Partnerships between the coal industry and government agencies are using technologies that will address inefficiencies for today and tomorrow.

The Clean Coal Power Initiative is currently developing advanced, coal-based power generation technologies that could successfully reduce pollutant levels of older coal-burning plants, keeping coal a substantial part of the nation’s energy mix.

Technologies that save energy in our homes and offices are directly related to proven research discoveries in generation and transmission. Space heating and cooling use 46 percent of all energy consumed in U.S. residential and business sites. Pioneering materials used in buildings, appliances and heating-cooling design construction could reduce almost all energy losses.

Obviously, both Democrats and Republicans understand that energy security should be a top national priority. Recently, advisers from previous administrations highlighted their concerns in a letter to President Bush.
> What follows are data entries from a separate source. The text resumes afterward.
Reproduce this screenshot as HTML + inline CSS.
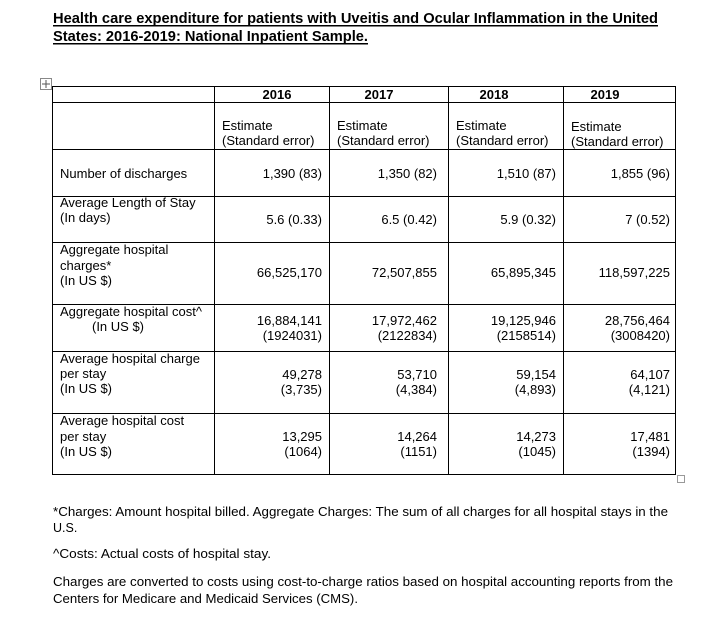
<!DOCTYPE html>
<html><head><meta charset="utf-8"><style>
html,body{margin:0;padding:0;background:#fff;}
svg{display:block;font-family:"Liberation Sans",Arial,sans-serif;}
</style></head><body>
<svg width="722" height="626" viewBox="0 0 722 626" xmlns="http://www.w3.org/2000/svg">
<g font-weight="bold" font-size="14.5" fill="#000">
<text x="53" y="23" textLength="605" lengthAdjust="spacingAndGlyphs">Health care expenditure for patients with Uveitis and Ocular Inflammation in the United</text>
<text x="53" y="41" textLength="315" lengthAdjust="spacingAndGlyphs">States: 2016-2019: National Inpatient Sample.</text>
</g>
<rect x="53" y="25" width="605" height="1.5" fill="#000"/>
<rect x="53" y="43" width="315" height="1.5" fill="#000"/>
<rect x="40.5" y="78.5" width="11" height="11" fill="#fff" stroke="#888"/>
<path d="M46 80v8M42 84h8" stroke="#555" stroke-width="1"/>
<g stroke="#000" stroke-width="1" fill="none">
<rect x="52.5" y="86.5" width="623" height="388"/>
<path d="M214.5 86v389M329.5 86v389M448.5 86v389M563.5 86v389"/>
<path d="M52 102.5h624M52 149.5h624M52 196.5h624M52 242.5h624M52 304.5h624M52 351.5h624M52 413.5h624"/>
</g>
<rect x="677.5" y="475.5" width="7" height="7" fill="#fff" stroke="#999"/>
<g font-size="13" fill="#000">
<g font-weight="bold" text-anchor="middle">
<text x="277" y="99">2016</text><text x="379" y="99">2017</text><text x="494" y="99">2018</text><text x="605" y="99">2019</text>
</g>
<text x="222" y="130">Estimate</text><text x="222" y="145">(Standard error)</text>
<text x="337" y="130">Estimate</text><text x="337" y="145">(Standard error)</text>
<text x="456" y="130">Estimate</text><text x="456" y="145">(Standard error)</text>
<text x="571" y="131">Estimate</text><text x="571" y="146">(Standard error)</text>

<text x="60" y="178">Number of discharges</text>
<text x="60" y="207">Average Length of Stay</text><text x="60" y="222">(In days)</text>
<text x="60" y="254">Aggregate hospital</text><text x="60" y="270">charges*</text><text x="60" y="285">(In US $)</text>
<text x="60" y="316">Aggregate hospital cost^</text><text x="118" y="331" text-anchor="middle">(In US $)</text>
<text x="60" y="363">Average hospital charge</text><text x="60" y="378">per stay</text><text x="60" y="393">(In US $)</text>
<text x="60" y="425">Average hospital cost</text><text x="60" y="441">per stay</text><text x="60" y="456">(In US $)</text>

<g text-anchor="end">
<text x="322" y="178">1,390 (83)</text><text x="437" y="178">1,350 (82)</text><text x="556" y="178">1,510 (87)</text><text x="670" y="178">1,855 (96)</text>
<text x="322" y="224">5.6 (0.33)</text><text x="437" y="224">6.5 (0.42)</text><text x="556" y="224">5.9 (0.32)</text><text x="670" y="224">7 (0.52)</text>
<text x="322" y="277">66,525,170</text><text x="437" y="277">72,507,855</text><text x="556" y="277">65,895,345</text><text x="670" y="277">118,597,225</text>
<text x="322" y="325">16,884,141</text><text x="437" y="325">17,972,462</text><text x="556" y="325">19,125,946</text><text x="670" y="325">28,756,464</text>
<text x="322" y="340">(1924031)</text><text x="437" y="340">(2122834)</text><text x="556" y="340">(2158514)</text><text x="670" y="340">(3008420)</text>
<text x="322" y="379">49,278</text><text x="437" y="379">53,710</text><text x="556" y="379">59,154</text><text x="670" y="379">64,107</text>
<text x="322" y="394">(3,735)</text><text x="437" y="394">(4,384)</text><text x="556" y="394">(4,893)</text><text x="670" y="394">(4,121)</text>
<text x="322" y="441">13,295</text><text x="437" y="441">14,264</text><text x="556" y="441">14,273</text><text x="670" y="441">17,481</text>
<text x="322" y="456">(1064)</text><text x="437" y="456">(1151)</text><text x="556" y="456">(1045)</text><text x="670" y="456">(1394)</text>
</g>
</g>
<g font-size="12.5" fill="#000">
<text x="53" y="516" textLength="615" lengthAdjust="spacingAndGlyphs">*Charges: Amount hospital billed. Aggregate Charges: The sum of all charges for all hospital stays in the</text>
<text x="53" y="532">U.S.</text>
<text x="53" y="558" textLength="218" lengthAdjust="spacingAndGlyphs">^Costs: Actual costs of hospital stay.</text>
<text x="53" y="586" textLength="620" lengthAdjust="spacingAndGlyphs">Charges are converted to costs using cost-to-charge ratios based on hospital accounting reports from the</text>
<text x="53" y="603" textLength="305" lengthAdjust="spacingAndGlyphs">Centers for Medicare and Medicaid Services (CMS).</text>
</g>
</svg>
</body></html>
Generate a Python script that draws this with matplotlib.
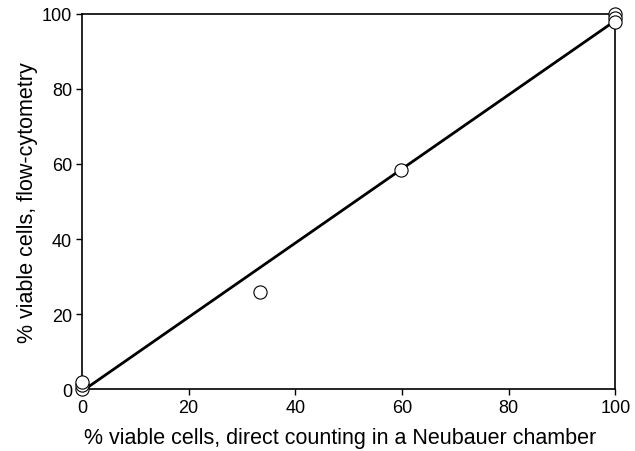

We share these concerns. With gasoline prices hitting new highs every week and the summer travel season fast approaching, now is the time to act.

Energy security is homeland security. Energy security is essential to preserving our freedom and independence. We have the technology base to rapidly deploy systems that can secure our country’s future. The question for us in 2005 is, do we have the will to take the necessary steps to get there?

Our country faces many challenges on many fronts. If lawmakers are brutally honest about what crises are in the making, we should look no further than energy and know we must act soon.

Reps. Zach Wamp (R-Tenn.) and Rep. Mark Udall (D-Colo.) co-chair the Renewable Energy and Energy Efficiency Caucus.